Le comité régional de naturisme plaide pour que ce lieu de résidence soit dédié à ses pratiquants. « Il y a 500 000 adeptes en Ile-de-France, assure Julien Claudé-Pénégry, son président, impliqué dans le projet depuis deux ans. Le naturisme, ce n'est pas que sur une plage, au soleil. C'est une philosophie de vie qui prend son envol chez les urbains. Il y a une demande de renouer avec les choses simples. »

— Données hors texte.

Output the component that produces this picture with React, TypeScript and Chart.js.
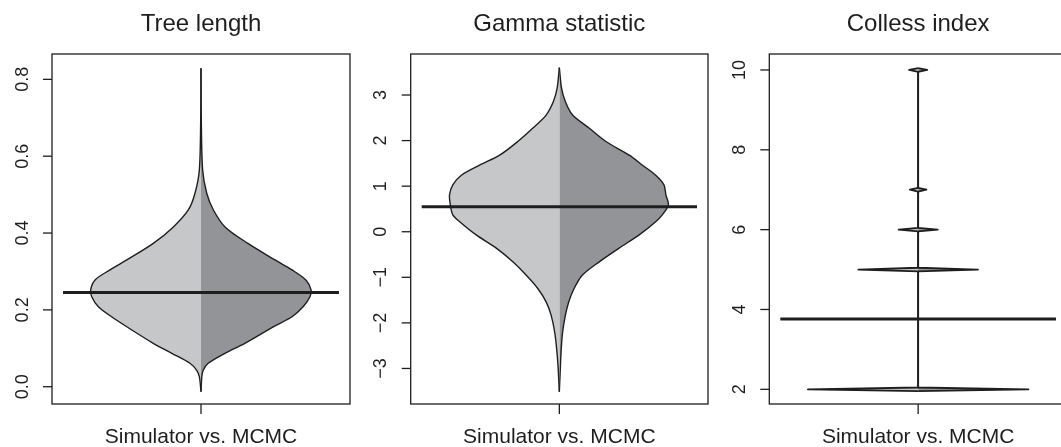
import React, { useEffect, useRef } from "react";
import { Chart, registerables } from "chart.js";

Chart.register(...registerables);

// ---------- data ----------
const xLabel = "Simulator vs. MCMC";

// Tree length
const treeY = [-0.013, 0.026, 0.043, 0.061, 0.087, 0.113, 0.156, 0.182, 0.208, 0.234, 0.252, 0.278, 0.304, 0.33, 0.373, 0.416, 0.46, 0.503, 0.564, 0.7, 0.829];
const treeSim = [0, 0.006, 0.016, 0.04, 0.106, 0.173, 0.269, 0.324, 0.372, 0.396, 0.4, 0.384, 0.33, 0.269, 0.173, 0.1, 0.046, 0.022, 0.006, 0.001, 0];
const treeMcmc = [0, 0.003, 0.008, 0.026, 0.087, 0.159, 0.262, 0.33, 0.37, 0.395, 0.399, 0.38, 0.33, 0.268, 0.17, 0.087, 0.045, 0.021, 0.006, 0.001, 0];
const treeMean = 0.245;
const treeTicks = [0, 0.2, 0.4, 0.6, 0.8];
const treeTickLabels = ["0.0", "0.2", "0.4", "0.6", "0.8"];

// Gamma statistic
const gammaY = [-3.51, -2.93, -2.56, -2.2, -1.83, -1.54, -1.24, -0.95, -0.66, -0.36, -0.07, 0.22, 0.37, 0.59, 0.81, 1.03, 1.24, 1.46, 1.68, 1.98, 2.27, 2.56, 2.85, 3.15, 3.6];
const gammaSim = [0, 0.005, 0.01, 0.017, 0.03, 0.048, 0.079, 0.121, 0.169, 0.229, 0.302, 0.362, 0.387, 0.396, 0.399, 0.387, 0.356, 0.29, 0.217, 0.151, 0.097, 0.048, 0.022, 0.008, 0];
const gammaMcmc = [0, 0.004, 0.007, 0.012, 0.022, 0.034, 0.054, 0.084, 0.145, 0.217, 0.29, 0.35, 0.374, 0.396, 0.387, 0.38, 0.35, 0.302, 0.254, 0.169, 0.109, 0.048, 0.022, 0.008, 0];
const gammaMean = 0.549;
const gammaTicks = [-3, -2, -1, 0, 1, 2, 3];
const gammaTickLabels = ["\u22123", "\u22122", "\u22121", "0", "1", "2", "3"];

// Colless index (discrete values)
const collessValues = [2, 5, 6, 7, 10];
const collessSim = [0.4, 0.217, 0.071, 0.03, 0.033];
const collessMcmc = [0.4, 0.217, 0.071, 0.03, 0.033];
const collessMean = 3.761;
const collessTicks = [2, 4, 6, 8, 10];
const collessTickLabels = ["2", "4", "6", "8", "10"];

// ---------- styles ----------
const INK = "#1e1e1e";
const LIGHT = "#c6c7c9";
const DARK = "#939498";
const FONT = '"Liberation Sans", Arial, Helvetica, sans-serif';

type PanelCfg = {
  title: string;
  ys: number[];
  left: number[];
  right: number[];
  mean: number;
  yMin: number;
  yMax: number;
  ticks: number[];
  tickLabels: string[];
  tension: number;
  outline: number;
  canvasLeft: number;
  canvasWidth: number;
  padLeft: number;
  padRight: number;
};

function spindle(values: number[], widths: number[], h: number) {
  const ys: number[] = [];
  const ws: number[] = [];
  values.forEach((v, i) => {
    ys.push(v - h, v, v + h);
    ws.push(0, widths[i], 0);
  });
  return { ys, ws };
}

const collessL = spindle(collessValues, collessSim, 0.045);
const collessR = spindle(collessValues, collessMcmc, 0.045);

const panels: PanelCfg[] = [
  {
    title: "Tree length",
    ys: treeY, left: treeSim, right: treeMcmc, mean: treeMean,
    yMin: -0.045, yMax: 0.866, ticks: treeTicks, tickLabels: treeTickLabels,
    tension: 0.3, outline: 1.4, canvasLeft: 0, canvasWidth: 355, padLeft: 52, padRight: 5,
  },
  {
    title: "Gamma statistic",
    ys: gammaY, left: gammaSim, right: gammaMcmc, mean: gammaMean,
    yMin: -3.78, yMax: 3.9, ticks: gammaTicks, tickLabels: gammaTickLabels,
    tension: 0.3, outline: 1.4, canvasLeft: 355, canvasWidth: 358, padLeft: 55.7, padRight: 5,
  },
  {
    title: "Colless index",
    ys: collessL.ys, left: collessL.ws, right: collessR.ws, mean: collessMean,
    yMin: 1.632, yMax: 10.4, ticks: collessTicks, tickLabels: collessTickLabels,
    tension: 0, outline: 1.8, canvasLeft: 713, canvasWidth: 360, padLeft: 56.3, padRight: 6,
  },
];

function ViolinPanel({ cfg }: { cfg: PanelCfg }) {
  const ref = useRef<HTMLCanvasElement>(null);
  useEffect(() => {
    if (!ref.current) return;
    const frame = {
      id: "frame",
      afterDraw(chart: any) {
        const { ctx, chartArea: a, scales } = chart;
        const x = scales.x;
        const y = scales.y;
        ctx.save();
        ctx.strokeStyle = INK;
        ctx.fillStyle = INK;
        ctx.lineWidth = 1.3;
        ctx.strokeRect(a.left, a.top, a.right - a.left, a.bottom - a.top);
        ctx.font = `18px ${FONT}`;
        ctx.textAlign = "center";
        ctx.textBaseline = "alphabetic";
        cfg.ticks.forEach((v, i) => {
          const py = y.getPixelForValue(v);
          ctx.beginPath();
          ctx.moveTo(a.left - 9, py);
          ctx.lineTo(a.left, py);
          ctx.stroke();
          ctx.save();
          ctx.translate(a.left - 24.5, py);
          ctx.rotate(-Math.PI / 2);
          ctx.fillText(cfg.tickLabels[i], 0, 0);
          ctx.restore();
        });
        const px = x.getPixelForValue(1);
        ctx.beginPath();
        ctx.moveTo(px, a.bottom);
        ctx.lineTo(px, a.bottom + 10);
        ctx.stroke();
        ctx.font = `21px ${FONT}`;
        ctx.fillText(xLabel, px, 443);
        ctx.font = `24px ${FONT}`;
        ctx.fillText(cfg.title, (a.left + a.right) / 2, 31);
        ctx.restore();
      },
    };
    const leftPts = cfg.ys.map((v, i) => ({ x: 1 - cfg.left[i], y: v }));
    const rightPts = cfg.ys.map((v, i) => ({ x: 1 + cfg.right[i], y: v }));
    const meanPts = [
      { x: 0.5, y: cfg.mean },
      { x: 1.5, y: cfg.mean },
    ];
    const chart = new Chart(ref.current, {
      type: "scatter",
      data: {
        datasets: [
          {
            data: meanPts, showLine: true, borderColor: INK, borderWidth: 3,
            pointRadius: 0, fill: false, order: 0, borderCapStyle: "butt",
          } as any,
          {
            data: leftPts, showLine: true, fill: "shape", backgroundColor: LIGHT,
            borderColor: INK, borderWidth: cfg.outline, pointRadius: 0, tension: cfg.tension,
            order: 1, borderJoinStyle: "round",
          } as any,
          {
            data: rightPts, showLine: true, fill: "shape", backgroundColor: DARK,
            borderColor: INK, borderWidth: cfg.outline, pointRadius: 0, tension: cfg.tension,
            order: 2, borderJoinStyle: "round",
          } as any,
        ],
      },
      options: {
        responsive: false,
        animation: false,
        events: [],
        layout: { padding: { left: cfg.padLeft, right: cfg.padRight, top: 54, bottom: 43 } },
        scales: {
          x: { type: "linear", display: false, min: 0.46, max: 1.54 },
          y: { type: "linear", display: false, min: cfg.yMin, max: cfg.yMax },
        },
        plugins: {
          legend: { display: false },
          tooltip: { enabled: false },
          title: { display: false },
        },
      } as any,
      plugins: [frame],
    });
    return () => chart.destroy();
  }, [cfg]);
  return (
    <canvas
      ref={ref}
      width={cfg.canvasWidth}
      height={447}
      style={{ position: "absolute", left: cfg.canvasLeft, top: 0, display: "block" }}
    />
  );
}

export default function App() {
  return (
    <div
      style={{
        position: "fixed", left: 0, top: 0, width: 1061, height: 447,
        overflow: "hidden", background: "#ffffff",
      }}
    >
      {panels.map((p) => (
        <ViolinPanel key={p.title} cfg={p} />
      ))}
    </div>
  );
}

Le président du conseil départemental y est favorable
Dans la région, les naturistes disposent de trois lieux qui leur sont réservés, dont le plus récent, Héliomonde, se déploie sur 47 hectares à Saint-Chéron (Essonne), depuis les années 1960. « Il n'y a rien en Seine-et-Marne. C'est bien qu'il y ait des municipalités qui osent. Le site a un potentiel », assure Julien Claudé-Pénégry.

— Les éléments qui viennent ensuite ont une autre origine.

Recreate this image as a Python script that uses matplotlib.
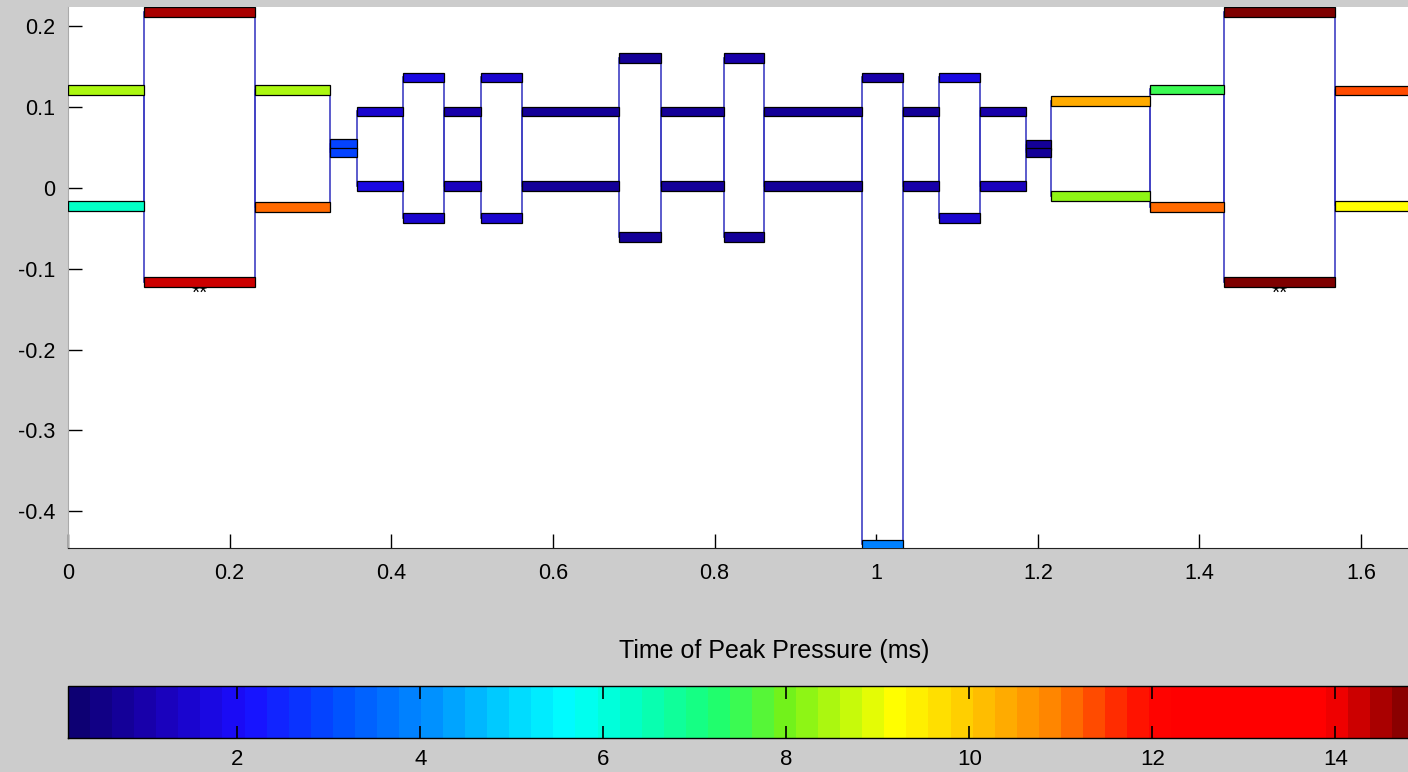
import numpy as np
import matplotlib.pyplot as plt
from matplotlib.colors import LinearSegmentedColormap, Normalize
from matplotlib.patches import Rectangle
from matplotlib.cm import ScalarMappable

plt.rcParams['font.family'] = ['Liberation Sans', 'DejaVu Sans']
plt.rcParams['axes.unicode_minus'] = False

# segment boundaries along the time axis (ms)
time_edges = [0.0, 0.0946, 0.2319, 0.3247, 0.3581, 0.4150, 0.4657, 0.5114,
              0.5621, 0.6821, 0.7341, 0.8120, 0.8615, 0.9827, 1.0334, 1.0779,
              1.1286, 1.1855, 1.2164, 1.3389, 1.4304, 1.5677, 1.662]
# upper and lower level of each segment
top_y = [0.1213, 0.2178, 0.1213, 0.0545, 0.0947, 0.1368, 0.0947, 0.1368,
         0.0947, 0.1609, 0.0947, 0.1609, 0.0947, 0.1368, 0.0947, 0.1368,
         0.0947, 0.0532, 0.1077, 0.1219, 0.2178, 0.1207]
bot_y = [-0.0223, -0.1163, -0.0235, 0.0439, 0.0025, -0.0371, 0.0025, -0.0371,
         0.0025, -0.0606, 0.0025, -0.0606, 0.0025, -0.4410, 0.0025, -0.0371,
         0.0025, 0.0439, -0.0099, -0.0235, -0.1163, -0.0223]
# time of peak pressure (ms) on the upper and lower edges
top_val = [8.5, 14.4, 8.5, 2.9, 1.4, 1.6, 1.1, 1.5, 0.7, 0.8, 0.7, 1.0,
           0.7, 0.9, 0.8, 1.6, 1.0, 0.7, 10.3, 7.5, 14.9, 11.4]
bot_val = [6.4, 14.2, 11.0, 2.9, 1.8, 1.5, 1.3, 1.5, 0.7, 0.8, 0.7, 0.8,
           0.7, 4.0, 0.9, 1.5, 1.2, 0.7, 8.3, 11.0, 14.9, 9.3]
# segments flagged with **
marked = [1, 20]

y_ticks = [-0.4, -0.3, -0.2, -0.1, 0, 0.1, 0.2]
y_labels = ['-0.4', '-0.3', '-0.2', '-0.1', '0', '0.1', '0.2']
x_ticks = [0, 0.2, 0.4, 0.6, 0.8, 1.0, 1.2, 1.4, 1.6]
x_labels = ['0', '0.2', '0.4', '0.6', '0.8', '1', '1.2', '1.4', '1.6']
cbar_ticks = [2, 4, 6, 8, 10, 12, 14]

# colour scale as it appears on the colour bar
cmap_vals = [0.15, 1.0, 2.0, 3.0, 4.0, 5.0, 5.6, 6.2, 7.2, 8.0, 9.2, 10.0,
             11.0, 11.8, 12.2, 14.0, 14.8, 15.58]
cmap_colors = ['#0d0073', '#1a00b3', '#1a0dff', '#004dff', '#008cff', '#00d9ff',
               '#00ffff', '#00ffcc', '#1aff73', '#73f21a', '#ffff00', '#ffcc00',
               '#ff8000', '#ff1a00', '#ff0000', '#ff0000', '#8c0000', '#660000']

vmin, vmax = cmap_vals[0], cmap_vals[-1]
norm = Normalize(vmin, vmax)
pos = [(v - vmin) / (vmax - vmin) for v in cmap_vals]
cmap = LinearSegmentedColormap.from_list('peak', list(zip(pos, cmap_colors)), N=64)

W, H = 1408, 772
fig = plt.figure(figsize=(W / 100, H / 100), dpi=100, facecolor='#cccccc')

ax = fig.add_axes([68 / W, 1 - 548 / H, (W - 68) / W, (548 - 7) / H])
ax.set_facecolor('white')

bar_h = 0.0118
for i in range(len(top_y)):
    x0, x1 = time_edges[i], time_edges[i + 1]
    ax.add_patch(Rectangle((x0, bot_y[i]), x1 - x0, top_y[i] - bot_y[i],
                           fill=False, edgecolor='#4040c4', lw=1.2, zorder=2))
    for y, v in ((top_y[i], top_val[i]), (bot_y[i], bot_val[i])):
        ax.add_patch(Rectangle((x0, y - bar_h / 2), x1 - x0, bar_h,
                               facecolor=cmap(norm(v)), edgecolor='black',
                               lw=0.9, zorder=3))

# significance marks, partly tucked under the lower bar
for i in marked:
    xc = (time_edges[i] + time_edges[i + 1]) / 2
    ax.text(xc, bot_y[i] - bar_h / 2 + 0.004, '**', ha='center', va='top',
            fontsize=15, zorder=1)

ax.set_xlim(0, (W - 67.5) / 808.5)
ax.set_ylim(-0.4455, 0.2239)
ax.set_xticks(x_ticks)
ax.set_xticklabels(x_labels)
ax.set_yticks(y_ticks)
ax.set_yticklabels(y_labels)
ax.tick_params(direction='in', length=10, width=1, labelsize=15.5, pad=9)
ax.tick_params(axis='x', pad=11)
for s in ('top', 'right'):
    ax.spines[s].set_visible(False)
ax.spines['left'].set_color('#aaaaaa')
ax.spines['bottom'].set_color('#222222')

# colour bar, running past the right edge like the original
cax = fig.add_axes([68 / W, 1 - 738 / H, (1480 - 68) / W, (738 - 686) / H])
cb = fig.colorbar(ScalarMappable(norm=norm, cmap=cmap), cax=cax,
                  orientation='horizontal')
cb.set_ticks(cbar_ticks)
cax.tick_params(direction='in', length=9, width=1.2, top=True, bottom=True,
                labelsize=16, pad=8)
cb.outline.set_linewidth(1)
fig.text(774 / W, 1 - 651 / H, 'Time of Peak Pressure (ms)', ha='center',
         va='center', fontsize=18)

fig.savefig('out.png', dpi=100, facecolor=fig.get_facecolor())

Même le président du conseil départemental y est favorable. « C'est un bon projet qui fera découvrir notre département », estime Patrick Septiers (UDI). Il préside aussi la communauté de communes Moret-Seine-et-Loing, qui est maître d'ouvrage dans ce projet, puisque la commune n'a pas les moyens techniques de mener les études nécessaires.
Ce parc de résidence qui pourra héberger jusqu'à 1300 personnes, pourrait doubler le budget de la commune en termes de retombées fiscales. Mais des habitants ont des craintes. « L'ampleur du projet me dérange, estime Louise, 35 ans. Je suis venue ici pour être tranquille, pas pour être à côté du Club Med. »
«Pas de soirée mousse ni d'élection de Miss Camping»
« Il n'y aura pas de soirée mousse ni d'élection de Miss Camping, assure Luis Do Souto. Ce sera occupé toute l'année, il n'y aura donc pas 200 voitures à 9 heures le samedi matin. » La création d'un accès par la départementale et non par le hameau constituerait une voix de concorde.
La zone commerciale du village naturiste, ouverte aux « textiles », pourrait également séduire les habitants du hameau, loin de tout magasin. Les naturistes y seraient vêtus. En revanche, ils veulent conserver un accès nu à la piscine. « On pourra accorder des créneaux pour les textiles », concède Julien Claudé-Pénégry.
Reste l'éventuelle pollution du site, pointée par des opposants au projet. Les toits des abris des casemates sont en amiante, du plomb s'effrite autour d'un four, la mare à acides est toujours là. « J'ai acheté un terrain dépollué en 1987 », avance Olivier Reynaud.
L'Etat, conscient « d'une pollution possible des sols issue du passé du site » estime qu'il faut « mener d'autres études environnementales pour statuer sur la faisabilité du projet ». « Les naturistes sont attachés à l'environnement. Ils ne viendront pas si tout n'est pas nickel », prévient Julien Claudé-Pénégry.